Employee Benefits-IRS Provides Guidance On How Self-Employed Individuals Should Calculate Their Own Retirement Plan Contributions and Deductions

In Retirement News For Employers, August 20, 2013, the IRS provides guidance on how self-employed individuals should calculate their own retirement plan contributions and deductions. Here is what the IRS said:

If you are self-employed (a sole proprietor, or a working partner in a partnership or limited liability company), you calculate your self-employment (“SE”) tax using the amount of your net earnings from self-employment and following the instructions on Schedule SE, Self-Employment Tax. However, you must make adjustments to your net earnings from self-employment to arrive at your plan compensation, which is the amount you use to determine the plan contribution/deduction for yourself.

Plan compensation

To calculate your plan compensation, you reduce your net earnings from self-employment by:
— the deductible portion of your SE tax from your Form 1040 return, page 1 (Schedule SE, IRC Sections 401(c)(2) and 164(f)); and
— the amount of your own (not your employees’) retirement plan contribution from your Form 1040 return, page 1, on the line for self-employed SEP, SIMPLE, and qualified plans (IRC Section 401(c)(2)).

You use your plan compensation to calculate the amount of your own contribution/deduction. Note that your plan compensation and the amount of your own plan contribution/deduction depend on each other – to compute one, you need the other (this is a circular calculation). One way to do this is to use a reduced plan contribution rate. You can use the Table and Worksheets for the Self-Employed (Publication 560) to find the reduced plan contribution rate to calculate the plan contribution and deduction for yourself.


Joe, a Schedule C sole proprietor, will have $100,000 net profit on his 2013 Schedule C (after deducting all Schedule C expenses, including a 10% retirement plan contribution made for his common-law employees but not his own contribution). Joe must pay $14,130 in SE taxes. To compute his plan compensation, Joe must subtract from his net profit of $100,000:
— the IRC Section 164(f) deduction, which in this case is ½ of his SE tax ($14,130 x ½);
— the amount of contribution for himself to the plan.

To determine the amount of his plan contribution, Joe must use the reduced plan contribution rate (considering the plan contribution rate of 10%) of 9.0909% from the rate table in Pub. 560.

Alternatively, Joe can compute his reduced plan contribution rate by:
1. Taking the plan contribution rate 10%
2 .Dividing the plan contribution rate by 100% + plan contribution rate 10%/110%
3. To get the reduced plan contribution rate 9.0909%.

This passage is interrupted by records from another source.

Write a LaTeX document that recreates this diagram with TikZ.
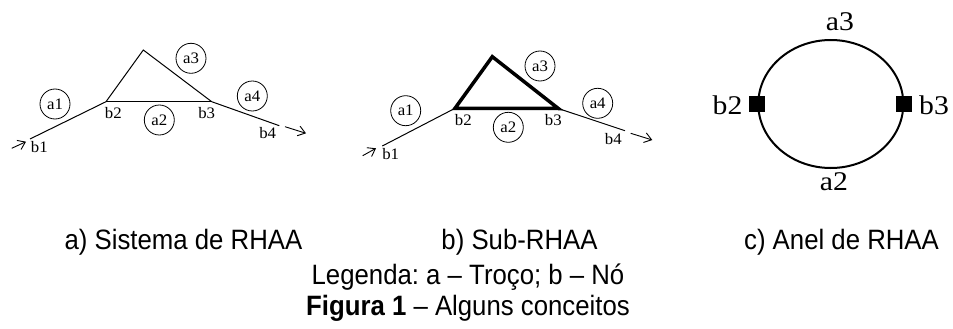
\documentclass[tikz,border=0pt]{standalone}
\usepackage{fontspec}
\setmainfont[FakeStretch=0.92]{Liberation Sans}
\newfontfamily\serifface[FakeStretch=1.05]{Liberation Serif}
\newfontfamily\anelface[FakeStretch=1.1]{Liberation Serif}
\usetikzlibrary{arrows.meta,positioning,shapes.geometric}
\frenchspacing
\tikzset{
  troco/.style={circle,draw=black,line width=.8pt,minimum size=30pt,inner sep=0pt,
                font=\serifface\fontsize{16}{16}\selectfont},
  nolbl/.style={inner sep=0pt,font=\serifface\fontsize{16}{16}\selectfont},
  rede/.style={draw=black,line width=1pt},
  subrede/.style={draw=black,line width=3.5pt,line join=miter},
  fluxo/.style={-{Straight Barb[length=7pt,width=10pt]},draw=black,line width=.9pt},
  anel/.style={ellipse,draw=black,line width=2pt,minimum width=145pt,minimum height=128pt,
               inner sep=0pt},
  noanel/.style={rectangle,fill=black,minimum size=16pt,inner sep=0pt},
  anellbl/.style={inner sep=0pt,font=\anelface\fontsize{27}{27}\selectfont},
  legenda/.style={font=\fontsize{28}{28}\selectfont,anchor=base,inner sep=0pt},
}
\begin{document}
\begin{tikzpicture}[x=1pt,y=-1pt]
  \path[use as bounding box] (0,0) rectangle (953,329);
  % a) sistema de RHAA
  \coordinate (pa1) at (30,139);
  \coordinate (pa2) at (106,101.7);
  \coordinate (pa3) at (211.7,101.7);
  \coordinate (pa4) at (279.3,125.7);
  \coordinate (pat) at (143.3,50);
  \coordinate (ea0) at (11.7,148.3);
  \coordinate (ea1) at (26,141.7);
  \coordinate (fa0) at (285,126.7);
  \coordinate (fa1) at (306,133.3);
  \draw[rede] (pa1) -- (pa2) -- (pat) -- (pa3) -- (pa4);
  \draw[rede] (pa2) -- (pa3);
  \draw[fluxo] (ea0) -- (ea1);
  \draw[fluxo] (fa0) -- (fa1);
  \foreach \n/\x/\y in {a1/55/104,a2/159.3/120,a3/191/58.3,a4/252.3/96}
    {\node[troco] (sa-\n) at (\x,\y) {\n};}
  \foreach \n/\x/\y in {b1/39.3/147.3,b2/113.3/112.7,b3/206.7/112.7,b4/267.7/133.3}
    {\node[nolbl] (la-\n) at (\x,\y) {\n};}
  % b) sub-RHAA
  \coordinate (pb1) at (382.3,146);
  \coordinate (pb2) at (455,108.3);
  \coordinate (pb3) at (558.3,108.5);
  \coordinate (pb4) at (625,130.7);
  \coordinate (pbt) at (492.3,56.7);
  \coordinate (eb0) at (362.7,155.7);
  \coordinate (eb1) at (376,148.3);
  \coordinate (fb0) at (630.7,133.3);
  \coordinate (fb1) at (652.3,140);
  \draw[rede] (pb1) -- (pb2);
  \draw[rede] (pb3) -- (pb4);
  \draw[subrede] (pb2) -- (pbt) -- (pb3) -- cycle;
  \draw[fluxo] (eb0) -- (eb1);
  \draw[fluxo] (fb0) -- (fb1);
  \foreach \n/\x/\y in {a1/405.7/110.7,a2/508.3/127.3,a3/540/66,a4/597.7/103.3}
    {\node[troco] (sb-\n) at (\x,\y) {\n};}
  \foreach \n/\x/\y in {b1/390.7/154.3,b2/463.3/120,b3/553.3/120,b4/613.3/139}
    {\node[nolbl] (lb-\n) at (\x,\y) {\n};}
  % c) anel de RHAA
  \node[anel] (ring) at (830.8,104) {};
  \node[noanel] (nb2) at (ring.west) {};
  \node[noanel] (nb3) at (ring.east) {};
  \node[anellbl] (lc-b2) at (727.5,105) {b2};
  \node[anellbl] (lc-b3) at (934,105) {b3};
  \node[anellbl] (lc-a3) at (840,21.7) {a3};
  \node[anellbl] (lc-a2) at (834,182) {a2};
  % legendas
  \node[legenda] (capa) at (183.5,249) {a) Sistema de RHAA};
  \node[legenda] (capb) at (519.5,249) {b) Sub-RHAA};
  \node[legenda] (capc) at (841.5,249) {c) Anel de RHAA};
  \node[legenda] (leg) at (468,284) {Legenda: a -- Troço; b -- Nó};
  \node[legenda] (fig) at (468,315) {\textbf{Figura 1} -- Alguns conceitos};
\end{tikzpicture}
\end{document}
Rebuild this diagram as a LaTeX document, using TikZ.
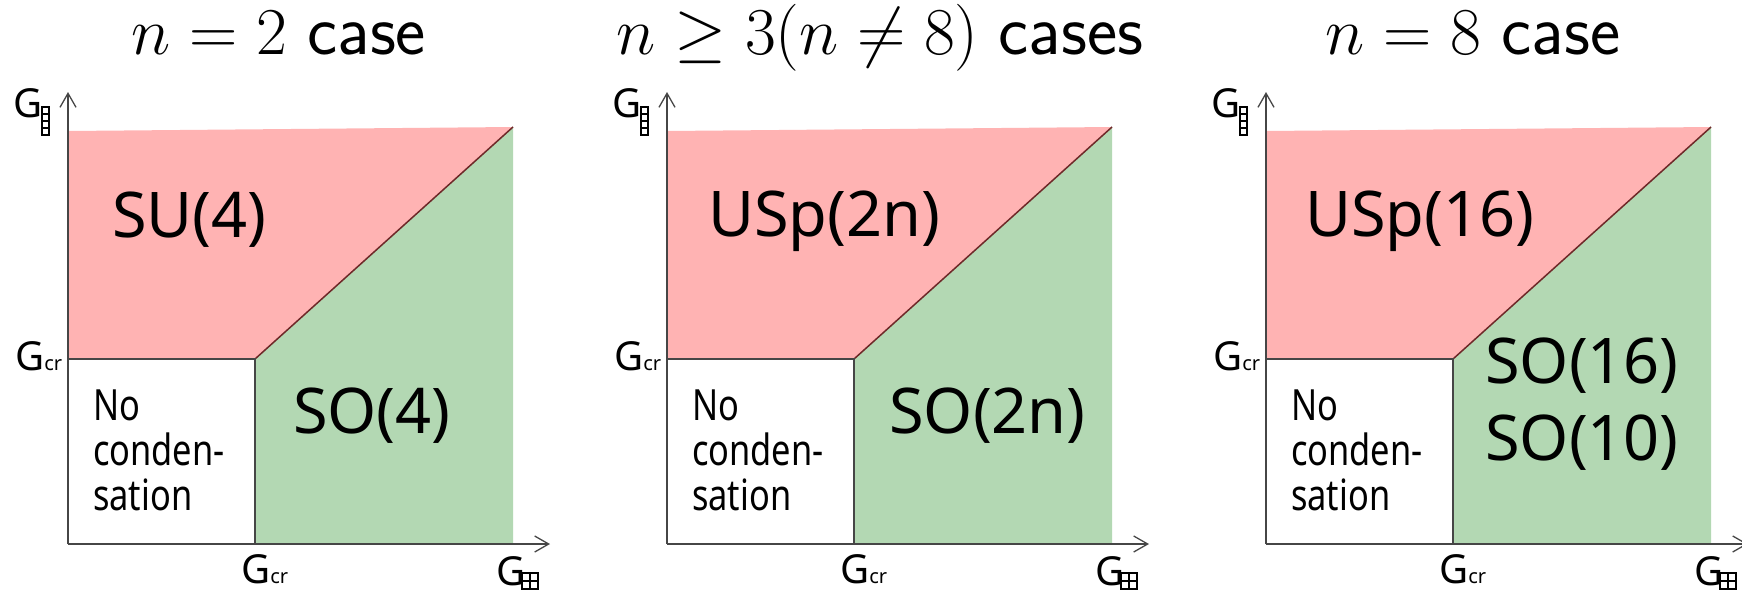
\RequirePackage{fix-cm}
\documentclass[tikz,border=0pt]{standalone}
\usepackage{fontspec}
\usetikzlibrary{arrows.meta}
\newfontfamily\lblfont{Noto Sans}
\newfontfamily\condfont[FakeStretch=0.8]{Noto Sans}
\definecolor{pinkr}{RGB}{255,179,179}
\definecolor{greenr}{RGB}{179,216,179}
\definecolor{diagc}{RGB}{110,40,40}
\definecolor{axisc}{RGB}{70,70,70}
\tikzset{
  axisline/.style={draw=axisc, line width=1.3pt, -{Straight Barb[length=14pt,width=16pt,line width=1.3pt]}},
  bound/.style={draw=axisc, line width=2pt},
  diagline/.style={draw=diagc, line width=1.5pt},
  ttl/.style={anchor=base, inner sep=0pt, font=\fontsize{67}{72}\selectfont},
  big/.style={anchor=base west, inner sep=0pt, font=\lblfont\fontsize{63}{77}\selectfont, align=left},
  cond/.style={anchor=base west, inner sep=0pt, font=\condfont\fontsize{43}{45}\selectfont, align=left},
  axlab/.style={anchor=base west, inner sep=0pt, font=\lblfont\fontsize{40}{40}\selectfont},
  yd/.style={draw=black, line width=1.1pt},
}
\newcommand\subcr{{\fontsize{20}{20}\selectfont cr}}
\newcommand\ttltext[1]{{\fontsize{72}{72}\selectfont\sffamily #1}}
\begin{document}
\begin{tikzpicture}[x=1pt,y=-1pt]
\useasboundingbox (0,0) rectangle (1742,595);
\foreach \i/\dx in {1/0,2/599,3/1198}{
\begin{scope}[xshift=\dx pt]
  \coordinate (O\i) at (68,544);
  \coordinate (Y\i) at (68,92);
  \coordinate (X\i) at (550,544);
  \coordinate (C\i) at (255,359);
  \coordinate (Cx\i) at (255,544);
  \coordinate (Cy\i) at (68,359);
  \coordinate (T\i) at (513,127);
  \coordinate (TL\i) at (68,131);
  \coordinate (BR\i) at (513,544);
  \fill[pinkr] (TL\i) -- (T\i) -- (C\i) -- (Cy\i) -- cycle;
  \fill[greenr] (C\i) -- (T\i) -- (BR\i) -- (Cx\i) -- cycle;
  \draw[diagline] (C\i) -- (T\i);
  \draw[bound] (Cy\i) -- (C\i) -- (Cx\i);
  \draw[axisline] (O\i) -- (Y\i);
  \draw[axisline] (O\i) -- (X\i);
  % axis labels
  \node[axlab] (gy\i) at (13,117) {G};
  \foreach \k in {0,1,2,3}{\draw[yd] (42,107+7*\k) rectangle (49,114+7*\k);}
  \node[axlab] (gcry\i) at (15,370) {G\subcr};
  \node[axlab] (gcrx\i) at (241,583) {G\subcr};
  \node[axlab] (gx\i) at (496,585) {G};
  \draw[yd] (522,573) rectangle (538,589);
  \draw[yd] (530,573) -- (530,589);
  \draw[yd] (522,581) -- (538,581);
  \node[cond] (nc\i) at (93,510) {No\\conden-\\sation};
\end{scope}
}
\node[ttl] (t1) at (279,54) {$n=2$ \ttltext{case}};
\node[ttl] (t2) at (880,54) {$n\geq3(n\neq8)$ \ttltext{cases}};
\node[ttl] (t3) at (1473,54) {$n=8$ \ttltext{case}};
\node[big] (su) at (112,237) {SU(4)};
\node[big] (so4) at (293,433) {SO(4)};
\node[big] (usp2n) at (708,236) {USp(2n)};
\node[big] (so2n) at (889,433) {SO(2n)};
\node[big] (usp16) at (1305,236) {USp(16)};
\node[big] (so16) at (1485,460) {SO(16)\\SO(10)};
\end{tikzpicture}
\end{document}
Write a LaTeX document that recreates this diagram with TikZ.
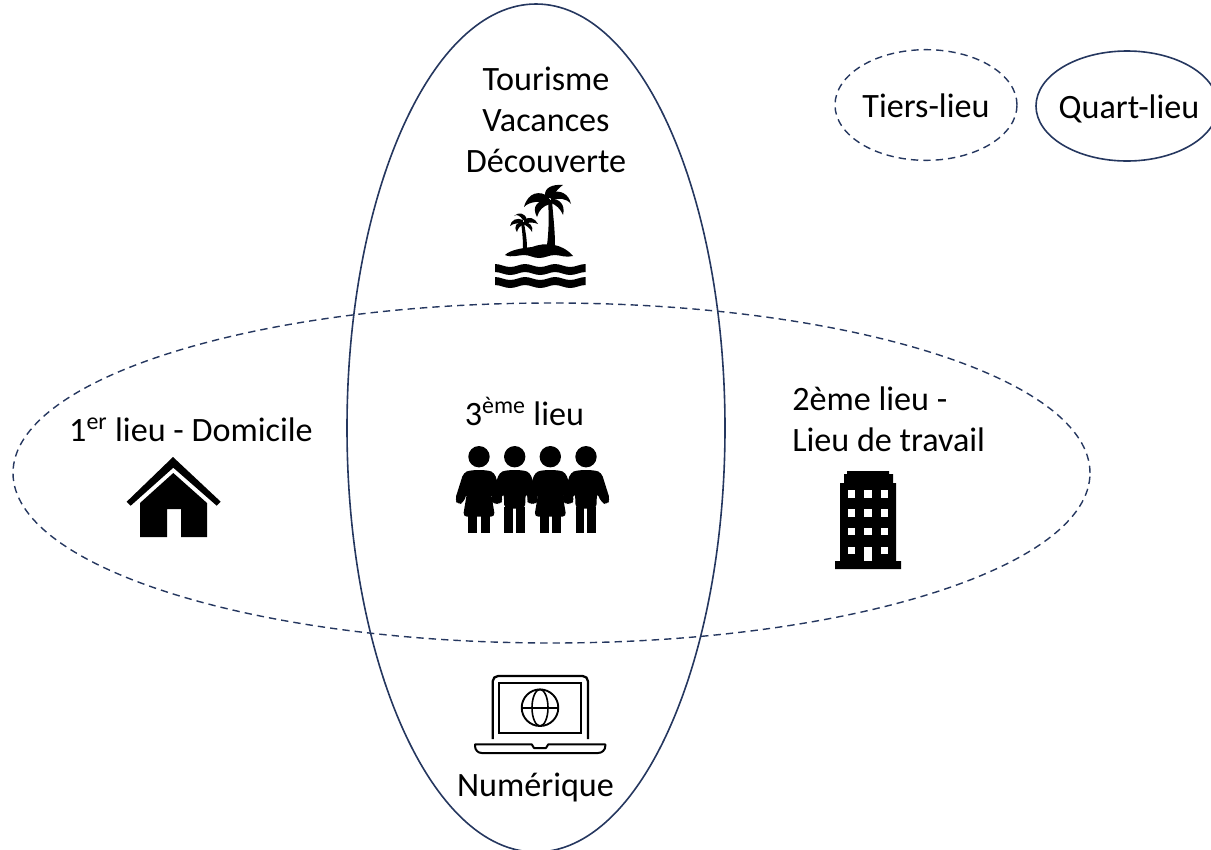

Joe can now compute his own contribution/deduction amount as follows:
1 .$100,000 Schedule C net profit
2. – $7,065 1/2 SE tax deduction ($14,130 x ½)
3. = $92,935 Net profit reduced by ½ SE tax
4. x 9.0909% Joe’s reduced plan contribution rate
5. = $8,449 Joe’s allowed contribution and deduction

There is simple way to quickly verify the accuracy of Joe’s contribution/deduction amount:
1. $100,000 Joe’s Schedule C net profit
2. – $7,065 ½ SE tax deduction
3. – $8,449 Joe’s contribution/deduction for himself
4. = $84,486 Amount subject to plan’s full rate
5. x 10% Plan’s full rate
6 = $8,449 Joe’s contribution/deduction for himself
If lines 3 and 6 above match, the contribution/deduction calculation is correct.

Contribution or deduction mistakes

You should amend your Form 1040 tax return and Schedule C if you:
— deducted your own plan contribution on Schedule C instead of on Form 1040, page 1,
— made and deducted more than the allowable plan contribution for yourself.

If you contributed more for yourself than your plan terms allowed, you should also correct this plan qualification failure by using the IRS correction programs.